** Start DATA SEGMENT **

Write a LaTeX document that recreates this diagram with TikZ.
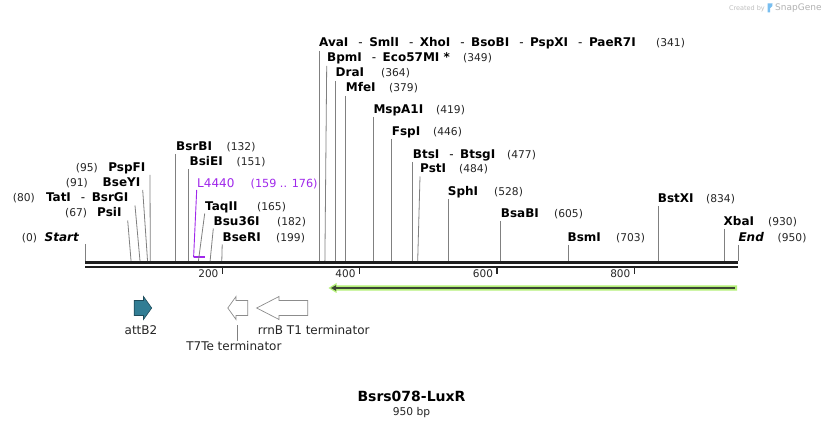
\documentclass[tikz,border=0pt]{standalone}
\usepackage{fontspec}
\setmainfont{DejaVu Sans}
\definecolor{featpurple}{RGB}{160,40,235}
\definecolor{attteal}{RGB}{49,125,148}
\definecolor{attedge}{RGB}{30,75,90}
\definecolor{glowgreen}{RGB}{180,240,120}
\definecolor{darkline}{RGB}{60,70,52}
\definecolor{wmblue}{RGB}{120,190,240}
\newcommand\enzsep{{\mdseries\hspace{10pt}-\hspace{6.5pt}}}
\newcommand\enzsepw{{\mdseries\hspace{10pt}-\hspace{6.5pt}}}
\tikzset{
  enz/.style={inner sep=0pt, font=\fontsize{12}{14}\selectfont\bfseries, text=black},
  posn/.style={inner sep=0pt, font=\fontsize{10.7}{12}\selectfont, text=black!85},
  site/.style={draw=black!50, line width=0.8pt},
  tickmark/.style={draw=black!85, line width=1.6pt},
  ticklab/.style={inner sep=0pt, font=\fontsize{10.5}{12}\selectfont, text=black!85, anchor=base east},
  featlab/.style={inner sep=0pt, font=\fontsize{12}{14}\selectfont, text=black!85},
  termarrow/.style={draw=black!45, fill=white, line width=0.7pt},
}
\begin{document}
\begin{tikzpicture}[x=1pt,y=-1pt]
\useasboundingbox[fill=white] (0,0) rectangle (824,427);

% watermark
\node[inner sep=0pt, font=\fontsize{6.5}{7}\selectfont, text=black!25, anchor=base east] (wm1) at (765,10.5) {Created by};
\fill[wmblue] (767.5,3.5) -- (772.5,3.5) .. controls (773.5,5.5) and (771.5,7.5) .. (770.2,8) -- (770.2,12.5) -- (767.5,12.5) -- cycle;
\node[inner sep=0pt, font=\fontsize{9}{10}\selectfont, text=black!30, anchor=base west] (wm2) at (775,11) {SnapGene};

% sequence bar
\coordinate (barL1) at (85,262.5); \coordinate (barR1) at (738,262.5);
\coordinate (barL2) at (85,266.8); \coordinate (barR2) at (738,266.8);
\draw[black!88, line width=3pt] (barL1) -- (barR1);
\draw[black!88, line width=2.4pt] (barL2) -- (barR2);

% ticks
\foreach \lab/\xx in {200/222.4, 400/359.5, 600/497, 800/634.3}{
  \draw[tickmark] (\xx,267.5) -- (\xx,274.5);
  \node[ticklab] (tick\lab) at (\xx-3.8,278) {\lab};
}

% ---------- sites on the bar ----------
\coordinate (s0) at (85,261);
\coordinate (s67) at (131.05,261);
\coordinate (s80) at (139.99,261);
\coordinate (s91) at (147.55,261);
\coordinate (s95) at (150.3,261);
\coordinate (s132) at (175.73,261);
\coordinate (s151) at (188.79,261);
\coordinate (s165) at (198.42,261);
\coordinate (s182) at (210.1,261);
\coordinate (s199) at (221.79,261);
\coordinate (s341) at (319.39,261);
\coordinate (s349) at (324.89,261);
\coordinate (s364) at (335.2,261);
\coordinate (s379) at (345.51,261);
\coordinate (s419) at (373.01,261);
\coordinate (s446) at (391.57,261);
\coordinate (s477) at (412.88,261);
\coordinate (s484) at (417.69,261);
\coordinate (s528) at (447.93,261);
\coordinate (s605) at (500.86,261);
\coordinate (s703) at (568.22,261);
\coordinate (s834) at (658.27,261);
\coordinate (s930) at (724.26,261);
\coordinate (s950) at (738,261);

% ---------- left labels ----------
\node[enz, anchor=base east] (nStart) at (79,241.5) {\itshape Start};
\node[posn, anchor=base east] (pStart) at (37.3,241.5) {(0)};
\coordinate (tStart) at (85,244);
\draw[site] (tStart) -- (s0);

\node[enz, anchor=base east] (nPsiI) at (121.7,217) {PsiI};
\node[posn, anchor=base east] (pPsiI) at (87.3,217) {(67)};
\coordinate (tPsiI) at (127.7,220.5);
\draw[site] (tPsiI) -- (s67);

\node[enz, anchor=base east] (nTatI) at (128.5,202) {TatI\enzsep BsrGI};
\node[posn, anchor=base east] (pTatI) at (35,202) {(80)};
\coordinate (tTatI) at (135,205.5);
\draw[site] (tTatI) -- (s80);

\node[enz, anchor=base east] (nBseYI) at (140.5,187) {BseYI};
\node[posn, anchor=base east] (pBseYI) at (88,187) {(91)};
\coordinate (tBseYI) at (142.7,190);
\draw[site] (tBseYI) -- (s91);

\node[enz, anchor=base east] (nPspFI) at (145.5,172) {PspFI};
\node[posn, anchor=base east] (pPspFI) at (98,172) {(95)};
\coordinate (tPspFI) at (150,175);
\draw[site] (tPspFI) -- (s95);

% ---------- right-side labels near start ----------
\node[enz, anchor=base west] (nBsrBI) at (176,150.5) {BsrBI};
\node[posn, anchor=base west] (pBsrBI) at (226.5,150.5) {(132)};
\coordinate (tBsrBI) at (175.73,154);
\draw[site] (tBsrBI) -- (s132);

\node[enz, anchor=base west] (nBsiEI) at (189.5,165.5) {BsiEI};
\node[posn, anchor=base west] (pBsiEI) at (236.5,165.5) {(151)};
\coordinate (tBsiEI) at (188.79,169);
\draw[site] (tBsiEI) -- (s151);

% L4440 feature (purple)
\node[inner sep=0pt, font=\fontsize{12}{14}\selectfont, text=featpurple, anchor=base west] (nL4440) at (197,187.5) {L4440};
\node[inner sep=0pt, font=\fontsize{11.2}{12}\selectfont, text=featpurple, anchor=base west] (pL4440) at (250.5,187.5) {(159 .. 176)};
\coordinate (tL4440) at (196.7,190);
\coordinate (bL4440) at (193.6,257.3);
\coordinate (eL4440) at (205.2,257.3);
\draw[featpurple, line width=0.9pt] (tL4440) -- (bL4440);
\draw[featpurple, line width=2pt] (bL4440) -- (eL4440);

\node[enz, anchor=base west] (nTaqII) at (205,210.5) {TaqII};
\node[posn, anchor=base west] (pTaqII) at (257,210.5) {(165)};
\coordinate (tTaqII) at (204.7,213.5);
\draw[site] (tTaqII) -- (s165);

\node[enz, anchor=base west] (nBsu36I) at (213.5,225.5) {Bsu36I};
\node[posn, anchor=base west] (pBsu36I) at (277,225.5) {(182)};
\coordinate (tBsu36I) at (213.3,228.5);
\draw[site] (tBsu36I) -- (s182);

\node[enz, anchor=base west] (nBseRI) at (222.5,241.5) {BseRI};
\node[posn, anchor=base west] (pBseRI) at (276,241.5) {(199)};
\coordinate (tBseRI) at (222.2,244.5);
\draw[site] (tBseRI) -- (s199);

% ---------- top cluster ----------
\node[enz, anchor=base west] (nAvaI) at (319,47) {AvaI\enzsepw SmlI\enzsepw XhoI\enzsepw BsoBI\enzsepw PspXI\enzsepw PaeR7I};
\node[posn, anchor=base west] (pAvaI) at (656,47) {(341)};
\coordinate (tAvaI) at (319.39,51);
\draw[site] (tAvaI) -- (s341);

\node[enz, anchor=base west] (nBpmI) at (327,62) {BpmI\enzsep Eco57MI *};
\node[posn, anchor=base west] (pBpmI) at (463,62) {(349)};
\coordinate (tBpmI) at (326.7,66);
\draw[site] (tBpmI) -- (s349);

\node[enz, anchor=base west] (nDraI) at (335.5,77) {DraI};
\node[posn, anchor=base west] (pDraI) at (381,77) {(364)};
\coordinate (tDraI) at (335.2,81);
\draw[site] (tDraI) -- (s364);

\node[enz, anchor=base west] (nMfeI) at (345.7,92) {MfeI};
\node[posn, anchor=base west] (pMfeI) at (389,92) {(379)};
\coordinate (tMfeI) at (345.51,96);
\draw[site] (tMfeI) -- (s379);

\node[enz, anchor=base west] (nMspA1I) at (373.3,113.5) {MspA1I};
\node[posn, anchor=base west] (pMspA1I) at (436,113.5) {(419)};
\coordinate (tMspA1I) at (373.01,117);
\draw[site] (tMspA1I) -- (s419);

\node[enz, anchor=base west] (nFspI) at (391.7,135.5) {FspI};
\node[posn, anchor=base west] (pFspI) at (433,135.5) {(446)};
\coordinate (tFspI) at (391.57,139);
\draw[site] (tFspI) -- (s446);

\node[enz, anchor=base west] (nBtsI) at (412.7,158.5) {BtsI\enzsep BtsgI};
\node[posn, anchor=base west] (pBtsI) at (507,158.5) {(477)};
\coordinate (tBtsI) at (412.88,162);
\draw[site] (tBtsI) -- (s477);

\node[enz, anchor=base west] (nPstI) at (420,173) {PstI};
\node[posn, anchor=base west] (pPstI) at (459,173) {(484)};
\coordinate (tPstI) at (420,176.5);
\draw[site] (tPstI) -- (s484);

\node[enz, anchor=base west] (nSphI) at (447.7,195.5) {SphI};
\node[posn, anchor=base west] (pSphI) at (494,195.5) {(528)};
\coordinate (tSphI) at (447.93,199);
\draw[site] (tSphI) -- (s528);

\node[enz, anchor=base west] (nBsaBI) at (500.7,217.5) {BsaBI};
\node[posn, anchor=base west] (pBsaBI) at (554,217.5) {(605)};
\coordinate (tBsaBI) at (500.86,221);
\draw[site] (tBsaBI) -- (s605);

\node[enz, anchor=base west] (nBsmI) at (567.5,241.5) {BsmI};
\node[posn, anchor=base west] (pBsmI) at (616,241.5) {(703)};
\coordinate (tBsmI) at (568.22,245);
\draw[site] (tBsmI) -- (s703);

\node[enz, anchor=base west] (nBstXI) at (657.7,202.5) {BstXI};
\node[posn, anchor=base west] (pBstXI) at (706,202.5) {(834)};
\coordinate (tBstXI) at (658.27,206);
\draw[site] (tBstXI) -- (s834);

\node[enz, anchor=base west] (nXbaI) at (723.5,225.5) {XbaI};
\node[posn, anchor=base west] (pXbaI) at (768,225.5) {(930)};
\coordinate (tXbaI) at (724.26,229);
\draw[site] (tXbaI) -- (s930);

\node[enz, anchor=base west] (nEnd) at (738.3,241.5) {\itshape End};
\node[posn, anchor=base west] (pEnd) at (777.5,241.5) {(950)};
\coordinate (tEnd) at (738,245);
\draw[site] (tEnd) -- (s950);

% ---------- green ORF arrow ----------
\fill[glowgreen] (328.5,288) -- (336.5,283) -- (336.5,285.3) -- (737,285.3) -- (737,290.7) -- (336.5,290.7) -- (336.5,293) -- cycle;
\coordinate (orfR) at (734.5,288);
\coordinate (orfL) at (334,288);
\draw[darkline, line width=1.7pt] (orfR) -- (orfL);
\fill[darkline] (331,288) -- (336,285.2) -- (336,290.8) -- cycle;

% ---------- features ----------
\filldraw[fill=attteal, draw=attedge, line width=0.6pt]
  (134.2,300.5) -- (143.5,300.5) -- (143.5,296.5) -- (151.7,308) -- (143.5,319.5) -- (143.5,315.5) -- (134.2,315.5) -- cycle;
\node[featlab, anchor=base] (lattB2) at (141,334.5) {attB2};

\filldraw[termarrow]
  (227.8,308) -- (236,296.5) -- (236,300.5) -- (247.7,300.5) -- (247.7,315.5) -- (236,315.5) -- (236,319.5) -- cycle;
\coordinate (t7top) at (237.3,325.5);
\node[featlab, anchor=base] (lT7Te) at (233.9,350) {T7Te terminator};
\draw[black!50, line width=0.7pt] (t7top) -- (lT7Te.north -| t7top);

\filldraw[termarrow]
  (256.7,308) -- (279,296.5) -- (279,300.5) -- (307.7,300.5) -- (307.7,315.5) -- (279,315.5) -- (279,319.5) -- cycle;
\node[featlab, anchor=base west] (lrrnB) at (257.7,334.5) {rrnB T1 terminator};

% ---------- title ----------
\node[inner sep=0pt, font=\fontsize{14}{16}\selectfont\bfseries, text=black, anchor=base] (title) at (411.5,401) {Bsrs078-LuxR};
\node[inner sep=0pt, font=\fontsize{10.7}{12}\selectfont, text=black!85, anchor=base] (bp) at (411.5,415) {950 bp};
\end{tikzpicture}
\end{document}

** End DATA SEGMENT **

WORK TO DO » Quote, please, every line of the material above from its start through the line that has "(0,0) rectangle (824,427);", reproducing the words exactly and dropping any images.

EXERCISE RESPONSE »
Write a LaTeX document that recreates this diagram with TikZ.
\documentclass[tikz,border=0pt]{standalone}
\usepackage{fontspec}
\setmainfont{DejaVu Sans}
\definecolor{featpurple}{RGB}{160,40,235}
\definecolor{attteal}{RGB}{49,125,148}
\definecolor{attedge}{RGB}{30,75,90}
\definecolor{glowgreen}{RGB}{180,240,120}
\definecolor{darkline}{RGB}{60,70,52}
\definecolor{wmblue}{RGB}{120,190,240}
\newcommand\enzsep{{\mdseries\hspace{10pt}-\hspace{6.5pt}}}
\newcommand\enzsepw{{\mdseries\hspace{10pt}-\hspace{6.5pt}}}
\tikzset{
  enz/.style={inner sep=0pt, font=\fontsize{12}{14}\selectfont\bfseries, text=black},
  posn/.style={inner sep=0pt, font=\fontsize{10.7}{12}\selectfont, text=black!85},
  site/.style={draw=black!50, line width=0.8pt},
  tickmark/.style={draw=black!85, line width=1.6pt},
  ticklab/.style={inner sep=0pt, font=\fontsize{10.5}{12}\selectfont, text=black!85, anchor=base east},
  featlab/.style={inner sep=0pt, font=\fontsize{12}{14}\selectfont, text=black!85},
  termarrow/.style={draw=black!45, fill=white, line width=0.7pt},
}
\begin{document}
\begin{tikzpicture}[x=1pt,y=-1pt]
\useasboundingbox[fill=white] (0,0) rectangle (824,427);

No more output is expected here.